Recent Texas Freeze Damaged Grape, Pecan Crops
Farmers still recovering from the devastating drought conditions of 2006 are now sizing up their losses from the latest weather calamity to hit Texas: freezing temperatures.
The Easter weekend freeze damaged numerous crops, including an estimated 75 percent of this year’s grape crop in the fifth-largest wine-producing state.
“It was too much, too long,” Plains grape grower Neal Newsome said after losing 80 percent of his crop. “Everything was entombed in ice.”
The freeze also caused serious losses for crops of pecans, peaches, watermelons, cantaloupe and pumpkins, said Texas Cooperative Extension agent Jed Elrod.
But it came at an especially bad time for grape growers. They can expect two bad years out of five, said Dacota Julson, executive director of the Texas Wine and Grape Growers Association.
“Unfortunately, we’ve had two in row now,” she said. Texas usually harvest 9,000 tons of grapes a year and last year’s crop was only 25 percent of that, Julson said.
Texas’ wine industry creates an economic impact of $1 billion from it 139 commercial wineries and 3,700 acres of vineyards, she said.
In Pecos County alone, where temperatures dipped below freezing for two days, agricultural losses were about $40 million, Elrod said.
About one-third of the losses came at one of the state’s largest vineyard, Mesa Vineyard east of Fort Stockton. It lost all its crop, a $13 million loss, Elrod said.
Grapes are almost entirely water and after they thawed “they just turned into mush,” he said.
Damage to the state’s pecan crop was “spotty,” with the Fort Stockton area hit hardest, Cindy Wise, executive vice president of the Texas Pecan Growers Association.
Belding Farms, near the Mesa Vineyard, was projecting a complete loss of pecans from about 68,000 trees on 2,200 acres. Elrod projected the farm’s loss at $25 million.
Some trees could still bear fruit, said the farm’s general manager, Glenn Honaker.
“I’m sure there will be some fruit out there,” he said. “Now whether it’ll be enough of a crop to pay harvest costs or not, I don’t know yet. We’re just really kind of waiting to see.”
The answer will come at the latest at the first part of June.
Texas agriculture is coming off its worst year, with drought losses to livestock and crops reaching $4.1 billion. The freeze is nothing compared to last year, said Travis Miller, a drought specialist with the cooperative.

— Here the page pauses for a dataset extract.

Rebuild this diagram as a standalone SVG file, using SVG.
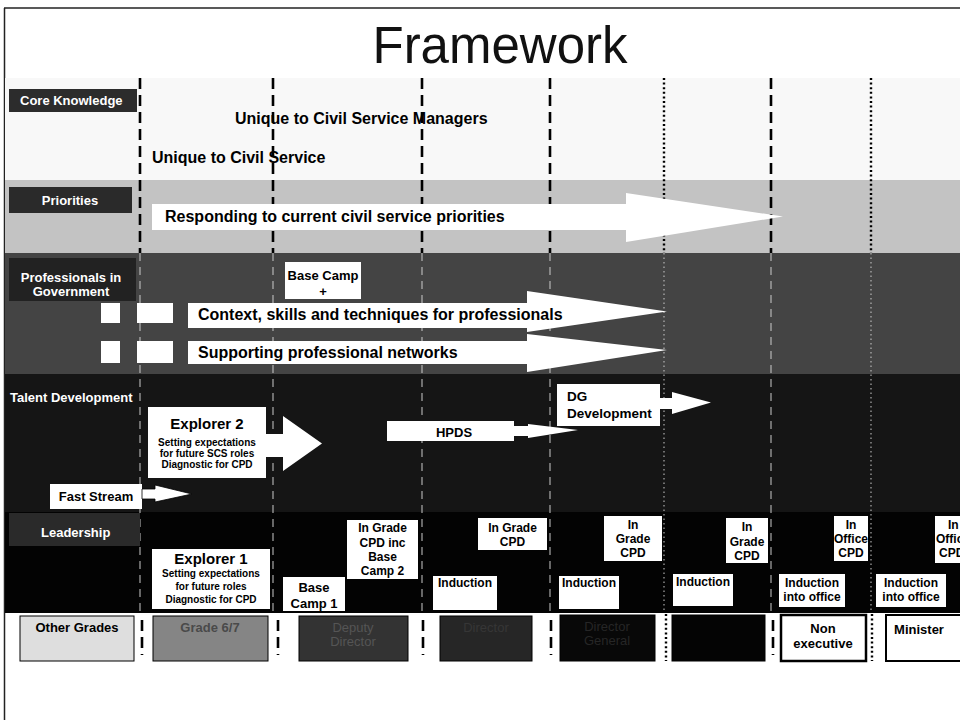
<svg xmlns="http://www.w3.org/2000/svg" width="960" height="724" viewBox="0 0 960 724">
  <style>
    text { font-family: "Liberation Sans", Arial, sans-serif; font-weight: bold; }
    .title { font-weight: normal; font-size: 51px; fill: #111; }
    .lbl { fill: #fff; font-size: 13px; }
    .band-t { fill: #000; font-size: 16px; }
    .bx { fill: #fff; }
    .bt { fill: #000; font-size: 12px; text-anchor: middle; }
    .bt13 { fill: #000; font-size: 13px; text-anchor: middle; }
    .sub { fill: #000; font-size: 10px; text-anchor: middle; }
    .arrow { fill: #fff; }
    .dash-d { stroke: #000; stroke-width: 2.6; stroke-dasharray: 11 6; fill: none; }
    .dot-d { stroke: #000; stroke-width: 2.4; stroke-dasharray: 2 2.6; fill: none; }
    .dash-l { stroke: #cfcfcf; stroke-width: 1.4; stroke-dasharray: 8 6; opacity: 0.7; fill: none; }
    .dot-l { stroke: #cfcfcf; stroke-width: 1.4; stroke-dasharray: 1.5 3; opacity: 0.7; fill: none; }
    .grade { stroke: #000; stroke-width: 1; }
    .gt { font-size: 13px; text-anchor: middle; }
  </style>

  <!-- page -->
  <rect x="0" y="0" width="960" height="724" fill="#fff"/>
  <line x1="4" y1="8" x2="960" y2="8" stroke="#222" stroke-width="1.5"/>
  <line x1="4.5" y1="8" x2="4.5" y2="720" stroke="#222" stroke-width="1.5"/>
  <text class="title" x="500" y="63" text-anchor="middle">Framework</text>

  <!-- horizontal bands -->
  <g id="bands">
    <rect x="5" y="78" width="955" height="102" fill="#f8f8f8"/>
    <rect x="5" y="180" width="955" height="73" fill="#c3c3c3"/>
    <rect x="5" y="253" width="955" height="121" fill="#444"/>
    <rect x="5" y="374" width="955" height="138" fill="#151515"/>
    <rect x="5" y="512" width="955" height="101" fill="#030303"/>
  </g>

  <!-- grid of grade columns -->
  <g id="connectors">
    <g id="grid-light-bands">
      <line class="dash-d" x1="140" y1="78" x2="140" y2="253"/>
      <line class="dash-d" x1="273" y1="78" x2="273" y2="253"/>
      <line class="dash-d" x1="422" y1="78" x2="422" y2="253"/>
      <line class="dash-d" x1="550" y1="78" x2="550" y2="253"/>
      <line class="dot-d" x1="664" y1="78" x2="664" y2="253"/>
      <line class="dash-d" x1="771" y1="78" x2="771" y2="253"/>
      <line class="dot-d" x1="871" y1="78" x2="871" y2="253"/>
    </g>
    <g id="grid-dark-bands">
      <line class="dash-l" x1="140" y1="253" x2="140" y2="612"/>
      <line class="dash-l" x1="273" y1="253" x2="273" y2="612"/>
      <line class="dash-l" x1="422" y1="253" x2="422" y2="612"/>
      <line class="dash-l" x1="550" y1="253" x2="550" y2="612"/>
      <line class="dot-l" x1="664" y1="253" x2="664" y2="612"/>
      <line class="dash-l" x1="771" y1="253" x2="771" y2="612"/>
      <line class="dot-l" x1="871" y1="253" x2="871" y2="612"/>
    </g>
    <g id="grid-grade-row">
      <line class="dash-d" x1="142" y1="620" x2="142" y2="655" stroke-dasharray="11 9"/>
      <line class="dash-d" x1="278" y1="620" x2="278" y2="655" stroke-dasharray="11 9"/>
      <line class="dash-d" x1="423" y1="620" x2="423" y2="655" stroke-dasharray="11 9"/>
      <line class="dash-d" x1="551" y1="620" x2="551" y2="655" stroke-dasharray="11 9"/>
      <line class="dot-d" x1="666" y1="614" x2="666" y2="661"/>
      <line class="dash-d" x1="773" y1="620" x2="773" y2="655" stroke-dasharray="11 9"/>
      <line class="dot-d" x1="872" y1="614" x2="872" y2="661"/>
    </g>
  </g>

  <!-- row labels -->
  <g id="label-core">
    <rect x="9" y="89" width="128" height="23" fill="#2c2c2c"/>
    <text class="lbl" x="20" y="105">Core Knowledge</text>
  </g>
  <g id="label-priorities">
    <rect x="9" y="187" width="123" height="26" fill="#2a2a2a"/>
    <text class="lbl" x="70" y="205" text-anchor="middle">Priorities</text>
  </g>
  <g id="label-professionals">
    <rect x="9" y="258" width="127" height="43" fill="#222"/>
    <text class="lbl" x="71" y="282" text-anchor="middle">Professionals in</text>
    <text class="lbl" x="71" y="296" text-anchor="middle">Government</text>
  </g>
  <g id="label-talent">
    <text class="lbl" x="10" y="402">Talent Development</text>
  </g>
  <g id="label-leadership">
    <rect x="9" y="513" width="131" height="33" fill="#2a2a2a"/>
    <text class="lbl" x="41" y="537">Leadership</text>
  </g>

  <!-- core knowledge -->
  <g id="core-managers">
    <text class="band-t" x="235" y="124">Unique to Civil Service Managers</text>
  </g>
  <g id="core-civil-service">
    <text class="band-t" x="152" y="163">Unique to Civil Service</text>
  </g>

  <!-- priorities -->
  <g id="priorities-arrow">
    <polygon class="arrow" points="152,204 626,204 626,193 783,216.5 626,242 626,230 152,230"/>
    <text class="band-t" x="165" y="222">Responding to current civil service priorities</text>
  </g>

  <!-- professionals in government -->
  <g id="base-camp">
    <rect class="bx" x="285" y="262" width="76" height="37"/>
    <text class="bt13" x="323" y="280">Base Camp</text>
    <text class="bt13" x="323" y="296">+</text>
  </g>
  <g id="prof-squares">
    <rect class="bx" x="101" y="303" width="19" height="20"/>
    <rect class="bx" x="137" y="303" width="36" height="20"/>
    <rect class="bx" x="101" y="341" width="19" height="22"/>
    <rect class="bx" x="137" y="341" width="36" height="22"/>
  </g>
  <g id="prof-context">
    <polygon class="arrow" points="188,303 527,303 527,291 667,311.5 527,332 527,328 188,328"/>
    <text class="band-t" x="198" y="320">Context, skills and techniques for professionals</text>
  </g>
  <g id="prof-networks">
    <polygon class="arrow" points="188,341 527,341 527,334 667,350 527,372 527,364 188,364"/>
    <text class="band-t" x="198" y="358">Supporting professional networks</text>
  </g>

  <!-- talent development -->
  <g id="explorer-2">
    <rect class="bx" x="148" y="407" width="118" height="71"/>
    <text class="bt" x="207" y="429" style="font-size:15px">Explorer 2</text>
    <text class="sub" x="207" y="446">Setting expectations</text>
    <text class="sub" x="207" y="457">for future SCS roles</text>
    <text class="sub" x="207" y="468">Diagnostic for CPD</text>
    <polygon class="arrow" points="266,434 283,434 283,416 322,443.5 283,471 283,457 266,457"/>
  </g>
  <g id="fast-stream">
    <rect class="bx" x="50" y="484" width="92" height="25"/>
    <text class="bt13" x="96" y="501">Fast Stream</text>
    <polygon class="arrow" stroke="#000" stroke-width="0.8" points="142,489 155,489 155,485 192,494 155,502 155,499 142,499"/>
  </g>
  <g id="hpds">
    <rect class="bx" x="387" y="421" width="127" height="20"/>
    <text class="bt13" x="454" y="437">HPDS</text>
    <polygon class="arrow" points="514,426 528,426 528,424 578,430 528,438 528,436 514,436"/>
  </g>
  <g id="dg-development">
    <rect class="bx" x="557" y="384" width="103" height="42"/>
    <text class="bt" x="567" y="401" style="font-size:13.5px;text-anchor:start">DG</text>
    <text class="bt" x="567" y="418" style="font-size:13.5px;text-anchor:start">Development</text>
    <polygon class="arrow" points="660,398 672,398 672,392 711,402.5 672,414 672,409 660,409"/>
  </g>

  <!-- leadership -->
  <g id="explorer-1">
    <rect class="bx" x="152" y="549" width="118" height="60"/>
    <text class="bt" x="211" y="564" style="font-size:15px">Explorer 1</text>
    <text class="sub" x="211" y="577">Setting expectations</text>
    <text class="sub" x="211" y="590">for future roles</text>
    <text class="sub" x="211" y="603">Diagnostic for CPD</text>
  </g>
  <g id="base-camp-1">
    <rect class="bx" x="283" y="577" width="62" height="34"/>
    <text class="bt13" x="314" y="592">Base</text>
    <text class="bt13" x="314" y="608">Camp 1</text>
  </g>
  <g id="in-grade-cpd-base-camp-2">
    <rect class="bx" x="347" y="520" width="71" height="59"/>
    <text class="bt" x="382.5" y="532">In Grade</text>
    <text class="bt" x="382.5" y="547">CPD inc</text>
    <text class="bt" x="382.5" y="561">Base</text>
    <text class="bt" x="382.5" y="575">Camp 2</text>
  </g>
  <g id="induction-1">
    <rect class="bx" x="433" y="576" width="64" height="34"/>
    <text class="bt" x="465" y="587">Induction</text>
  </g>
  <g id="in-grade-cpd-1">
    <rect class="bx" x="478" y="518" width="69" height="32"/>
    <text class="bt" x="512.5" y="532">In Grade</text>
    <text class="bt" x="512.5" y="546">CPD</text>
  </g>
  <g id="induction-2">
    <rect class="bx" x="559" y="576" width="60" height="33"/>
    <text class="bt" x="589" y="587">Induction</text>
  </g>
  <g id="in-grade-cpd-2">
    <rect class="bx" x="604" y="516" width="58" height="45"/>
    <text class="bt" x="633" y="529">In</text>
    <text class="bt" x="633" y="543">Grade</text>
    <text class="bt" x="633" y="557">CPD</text>
  </g>
  <g id="induction-3">
    <rect class="bx" x="673" y="574" width="60" height="32"/>
    <text class="bt" x="703" y="586">Induction</text>
  </g>
  <g id="in-grade-cpd-3">
    <rect class="bx" x="726" y="518" width="42" height="45"/>
    <text class="bt" x="747" y="531">In</text>
    <text class="bt" x="747" y="546">Grade</text>
    <text class="bt" x="747" y="560">CPD</text>
  </g>
  <g id="in-office-cpd-1">
    <rect class="bx" x="834" y="516" width="34" height="45"/>
    <text class="bt" x="851" y="529">In</text>
    <text class="bt" x="851" y="543">Office</text>
    <text class="bt" x="851" y="557">CPD</text>
  </g>
  <g id="induction-office-1">
    <rect class="bx" x="779" y="574" width="66" height="33"/>
    <text class="bt" x="812" y="587">Induction</text>
    <text class="bt" x="812" y="601">into office</text>
  </g>
  <g id="in-office-cpd-2">
    <rect class="bx" x="935" y="516" width="30" height="47"/>
    <text class="bt" x="950" y="529" style="text-anchor:start" dx="-2">In</text>
    <text class="bt" x="936" y="543" style="text-anchor:start">Office</text>
    <text class="bt" x="939" y="557" style="text-anchor:start">CPD</text>
  </g>
  <g id="induction-office-2">
    <rect class="bx" x="876" y="574" width="70" height="33"/>
    <text class="bt" x="911" y="587">Induction</text>
    <text class="bt" x="911" y="601">into office</text>
  </g>

  <!-- grades row -->
  <g id="grade-other">
    <rect class="grade" x="20" y="616" width="114" height="45" fill="#dedede"/>
    <text class="gt" x="77" y="632" fill="#000">Other Grades</text>
  </g>
  <g id="grade-6-7">
    <rect class="grade" x="153" y="616" width="115" height="45" fill="#858585"/>
    <text class="gt" x="210" y="632" fill="#4a4a4a">Grade 6/7</text>
  </g>
  <g id="grade-deputy-director">
    <rect class="grade" x="299" y="616" width="109" height="45" fill="#333"/>
    <text class="gt" x="353" y="632" fill="#555" style="font-weight:normal">Deputy</text>
    <text class="gt" x="353" y="646" fill="#555" style="font-weight:normal">Director</text>
  </g>
  <g id="grade-director">
    <rect class="grade" x="440" y="616" width="92" height="45" fill="#262626"/>
    <text class="gt" x="486" y="632" fill="#363636" style="font-weight:normal">Director</text>
  </g>
  <g id="grade-director-general">
    <rect class="grade" x="560" y="615" width="95" height="46" fill="#080808"/>
    <text class="gt" x="607" y="631" fill="#262626" style="font-weight:normal">Director</text>
    <text class="gt" x="607" y="645" fill="#262626" style="font-weight:normal">General</text>
  </g>
  <g id="grade-permanent">
    <rect class="grade" x="672" y="615" width="93" height="46" fill="#040404"/>
  </g>
  <g id="grade-non-executive">
    <rect x="781" y="615" width="85" height="46" fill="#fff" stroke="#000" stroke-width="2.5"/>
    <text class="gt" x="823" y="633" fill="#000">Non</text>
    <text class="gt" x="823" y="648" fill="#000">executive</text>
  </g>
  <g id="grade-minister">
    <rect x="886" y="615" width="80" height="46" fill="#fff" stroke="#000" stroke-width="2"/>
    <text class="gt" x="919" y="634" fill="#000">Minister</text>
  </g>
</svg>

“It would have to get progressively bad for Texas to have close to as bad a year,” Miller said. “Going into May (2006), we were dry just about the whole state. The season’s starting much better.”
March was the wettest on record, with a statewide average of 4.47 inches. That’s 2.73 inches above the average of 1.74 inches. The previous record was 4.19 inches in 1926.
That’s given many reason for optimism.
“The silver lining is the quality could be exceptionally high,” said Newsome, the Plains grape grower. The “minerals, flavors could be very concentrated because of the light load.”